Part two of Chris Hedges's Days of Revolt interview with economist Michael Hudson covers, at length, how much dirty work the Obama Administration has done on the banksters' behalf. Among their ill deeds: stopping any effort at mortgage write-downs, funneling trillions of dollars to banksters instead of writing down debt, preventing the IMF from writing down Greek debt, and worst of all, pretending to understand the people's needs and desires and then "delivering" them to his real constituents, the banksters. I sure do feel a lot better about not voting for him twice.
Mississippi's state legislature passes the mother of all "religious liberty" bills. You name it, this bill does it: clerks won't have to issue marriage licenses to gays, businesses can fire people for being gay or transgendered, adoption agencies won't have to place children with couples they think are having premarital sex, doctors won't have to counsel anyone who offends their "religious" sensibilities, and, well, you get the picture. And whereas Indiana and North Carolina suffered corporate backlash for their pro-discrimination bills, I don't presume the home state of Jr. Food Mart, C Spire Wireless, and MCI-surely-you-remember-them will feel that sort of pain. Southerners like talking about secession all the time; how about we start talking expulsion?
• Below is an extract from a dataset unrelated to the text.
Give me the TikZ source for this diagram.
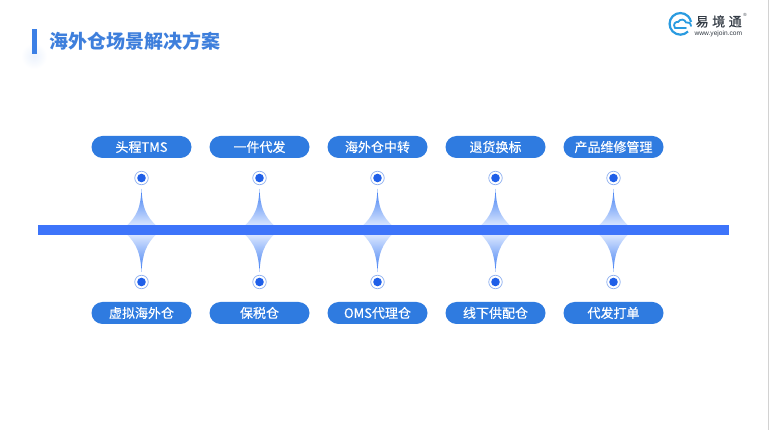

Dan Fischer writes a lengthy report at Counterpunch regarding the reflexively pro-gas drilling policies of Connecticut's Governor, Democrat Dannel Malloy. Connecticut doesn't even have shale gas to drill, but the Malloy Administration has funded plenty of pipeline projects -- including one a mere 105 feet from the Indian Point nuclear power plant, which is rather like putting a bomb right next to another bomb -- and fracked-gas power plants that suspiciously sit in low-income neighborhoods of color. Attend well the lies Gov. Malloy employs to justify what are essentially kickbacks to large contributors, beginning in the "Cooking the Climate" section. Spoiler alert: they're the same lies Republicans tell to accomplish the same ends.
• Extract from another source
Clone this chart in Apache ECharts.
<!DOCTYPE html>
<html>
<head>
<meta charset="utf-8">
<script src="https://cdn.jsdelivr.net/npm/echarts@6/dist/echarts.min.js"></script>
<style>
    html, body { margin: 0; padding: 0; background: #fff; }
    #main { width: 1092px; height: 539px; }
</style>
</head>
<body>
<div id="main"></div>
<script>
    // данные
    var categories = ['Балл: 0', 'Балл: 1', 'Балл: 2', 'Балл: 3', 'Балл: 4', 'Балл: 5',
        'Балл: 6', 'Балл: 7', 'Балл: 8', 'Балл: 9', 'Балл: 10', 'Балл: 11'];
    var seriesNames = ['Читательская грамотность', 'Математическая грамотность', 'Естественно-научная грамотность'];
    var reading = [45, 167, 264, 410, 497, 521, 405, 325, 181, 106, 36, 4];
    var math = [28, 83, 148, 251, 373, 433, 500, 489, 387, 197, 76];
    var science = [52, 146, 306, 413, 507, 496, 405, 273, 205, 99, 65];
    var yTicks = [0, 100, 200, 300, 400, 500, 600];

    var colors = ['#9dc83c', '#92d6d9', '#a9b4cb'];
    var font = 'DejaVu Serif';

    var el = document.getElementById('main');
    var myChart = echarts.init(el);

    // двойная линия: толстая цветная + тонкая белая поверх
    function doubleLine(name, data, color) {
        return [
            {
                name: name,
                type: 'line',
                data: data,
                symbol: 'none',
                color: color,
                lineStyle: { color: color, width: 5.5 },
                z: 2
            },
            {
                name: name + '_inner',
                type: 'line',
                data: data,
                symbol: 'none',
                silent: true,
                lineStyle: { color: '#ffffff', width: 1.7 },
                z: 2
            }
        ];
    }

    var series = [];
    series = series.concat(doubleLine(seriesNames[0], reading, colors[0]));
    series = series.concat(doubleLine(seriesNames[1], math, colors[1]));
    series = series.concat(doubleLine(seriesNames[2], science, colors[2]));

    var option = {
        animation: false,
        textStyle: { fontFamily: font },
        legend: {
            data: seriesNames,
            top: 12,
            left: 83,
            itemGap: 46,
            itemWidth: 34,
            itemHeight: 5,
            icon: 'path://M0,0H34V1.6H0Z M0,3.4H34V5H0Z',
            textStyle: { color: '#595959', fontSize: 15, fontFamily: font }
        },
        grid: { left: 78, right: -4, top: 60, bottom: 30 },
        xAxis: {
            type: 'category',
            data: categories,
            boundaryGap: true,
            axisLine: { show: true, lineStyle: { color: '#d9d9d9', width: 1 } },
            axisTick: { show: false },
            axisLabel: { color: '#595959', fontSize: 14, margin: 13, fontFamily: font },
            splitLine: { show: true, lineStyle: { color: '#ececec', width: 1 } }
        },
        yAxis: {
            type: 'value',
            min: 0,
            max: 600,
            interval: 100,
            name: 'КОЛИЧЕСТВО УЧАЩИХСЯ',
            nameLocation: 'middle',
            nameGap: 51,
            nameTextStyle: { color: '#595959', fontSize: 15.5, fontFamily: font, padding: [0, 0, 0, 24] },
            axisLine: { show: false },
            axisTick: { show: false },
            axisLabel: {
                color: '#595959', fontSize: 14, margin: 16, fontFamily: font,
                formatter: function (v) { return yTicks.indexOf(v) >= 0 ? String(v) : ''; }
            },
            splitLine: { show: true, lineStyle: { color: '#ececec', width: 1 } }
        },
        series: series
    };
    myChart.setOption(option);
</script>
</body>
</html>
Obama Administration pardon attorney resigns, claiming that President Obama isn't "following through" on promises to grant early releases to low-level federal drug offenders serving long sentences. The main problem? So many petitioners (wouldn't you be one, if you were in that situation?), and not enough workers to process them, just like with every other government agency since the early 1980s. Racism also rears its ugly head, as white petitioners are four times more likely to get early releases than people of color. Maybe this is why Barack Obama gets no love from right-wingers -- even when he outdoes Republicans at withholding mercy, it's obviously because the whole process is farkakte.
Finally, the Engage! blog describes a sort of extended Milgram's experiment which finds that "agreeable, conscientous" people are more likely to follow orders most of us would find evil (like delivering electric shocks to an innocent person) while "more contrarian, less agreeable" folks would more likely refuse to follow such orders. "The irony is that a personality disposition normally seen as antisocial -- disagreeableness -- may actually be linked to 'pro-social' behavior," says one observer, but that's likely no surprise to you if, like me, you think real compromise can't happen between people who won't stand their ground, and that being "agreeable" is worthless unless you're willing to be disagreeable.